With the explosion of smartphones and social network services, location-based social networks (LBSNs) are increasingly seen as tools for businesses (e.g., restaurants and hotels) to promote their products and services. In this article, we investigate the key techniques that can help businesses promote their locations by advertising wisely through the underlying LBSNs. In order to maximize the benefit of location promotion, we formalize it as an influence maximization problem in an LBSN, i.e., given a target location and an LBSN, a set of k users (called seeds) should be advertised initially such that they can successfully propagate and attract many other users to visit the target location. Existing studies have proposed different ways to calculate the information propagation probability, that is, how likely it is that a user may influence another, in the setting of a static social network. However, it is more challenging to derive the propagation probability in an LBSN since it is heavily affected by the target location and the user mobility, both of which are dynamic and query dependent.

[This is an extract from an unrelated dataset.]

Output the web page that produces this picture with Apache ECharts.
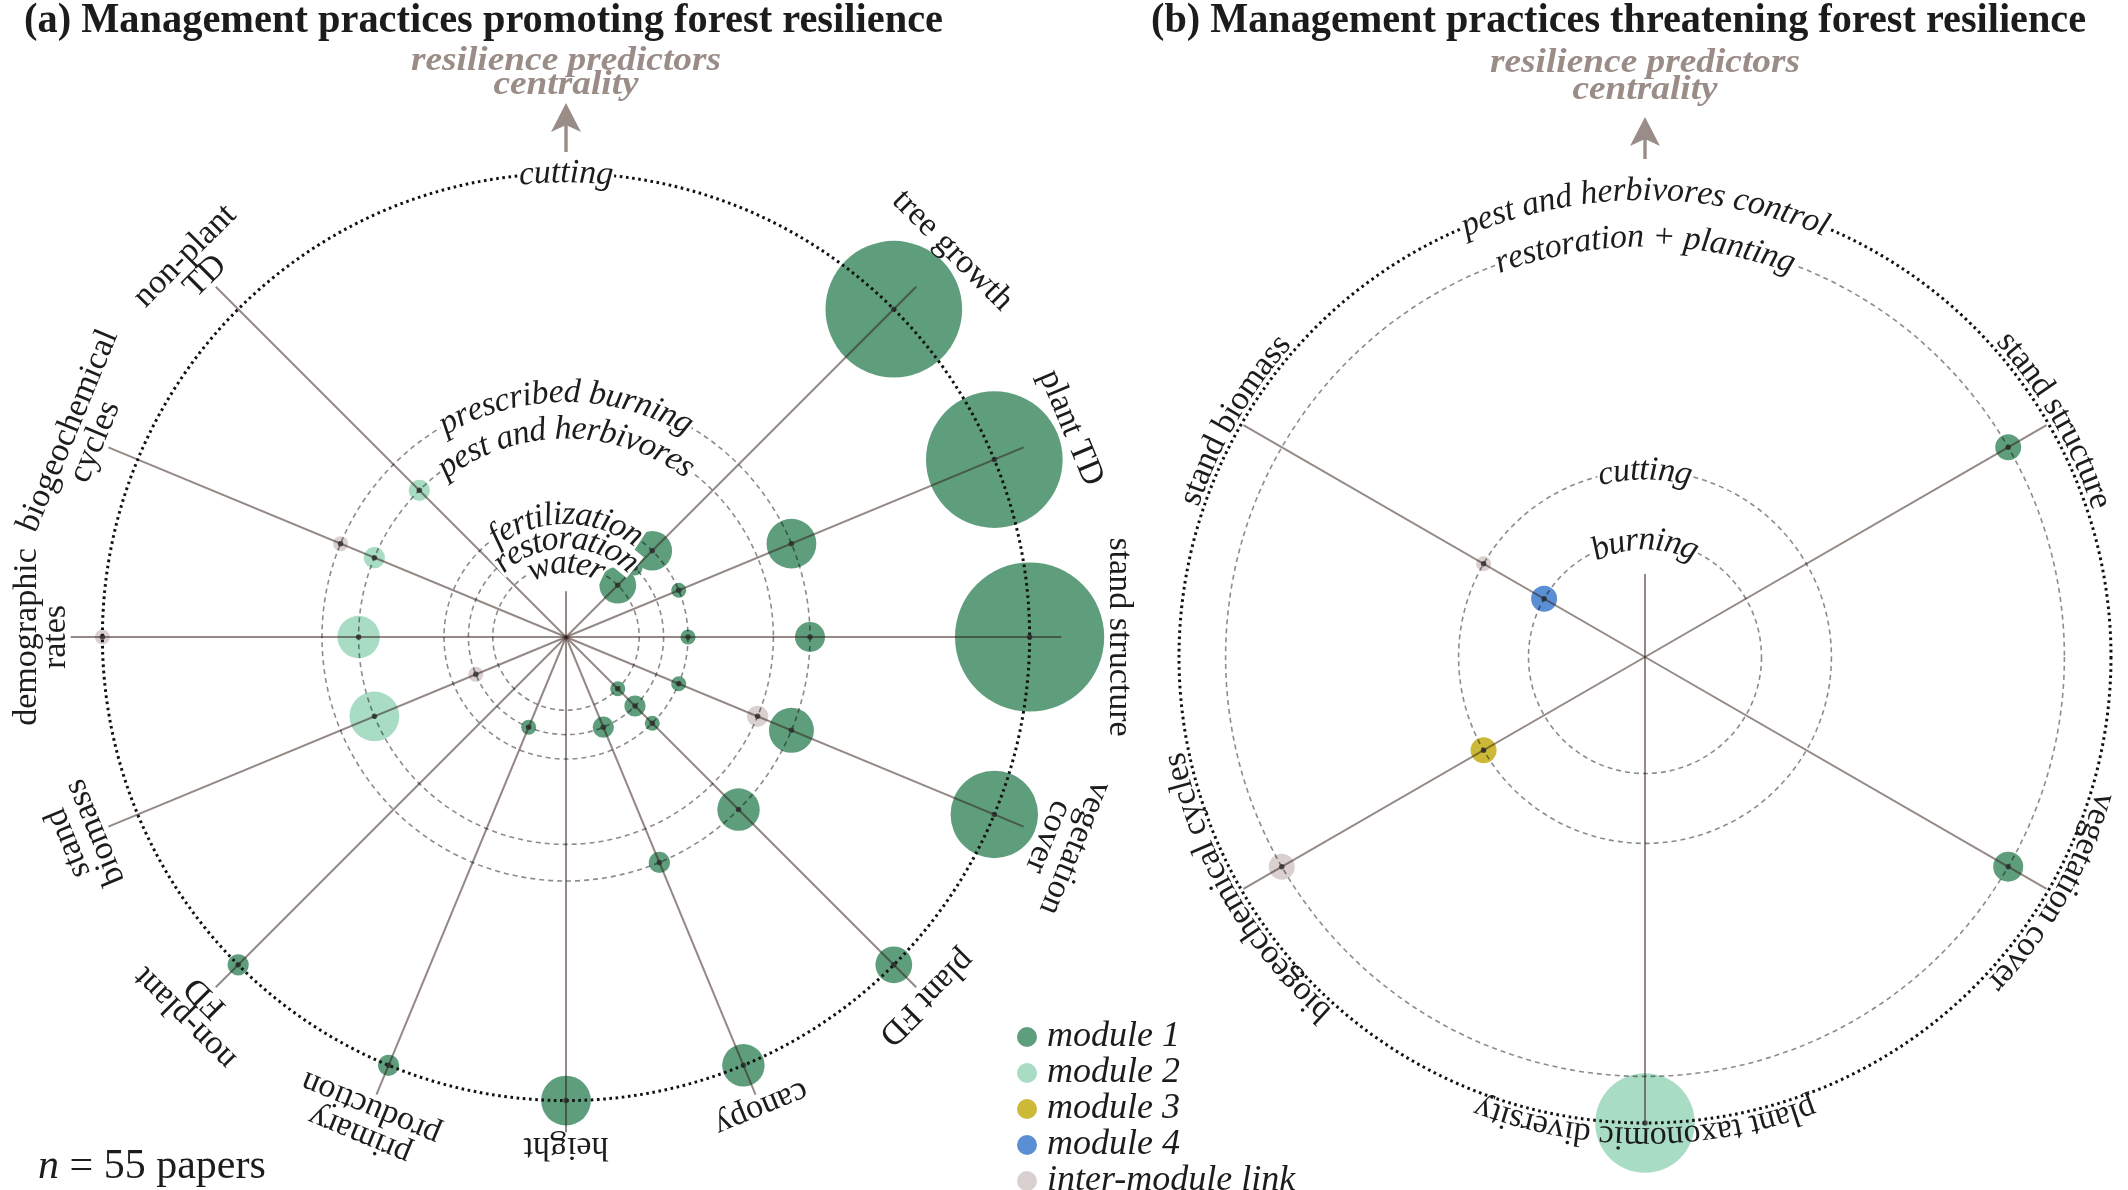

This article proposes two user mobility models, namely the Gaussian-based and distance-based mobility models, to capture the check-in behavior of individual LBSN users, based on which location-aware propagation probabilities can be derived. Extensive experiments based on two real LBSN datasets have demonstrated the superior effectiveness of our proposals compared with existing static models of propagation probabilities to truly reflect the information propagation in LBSNs.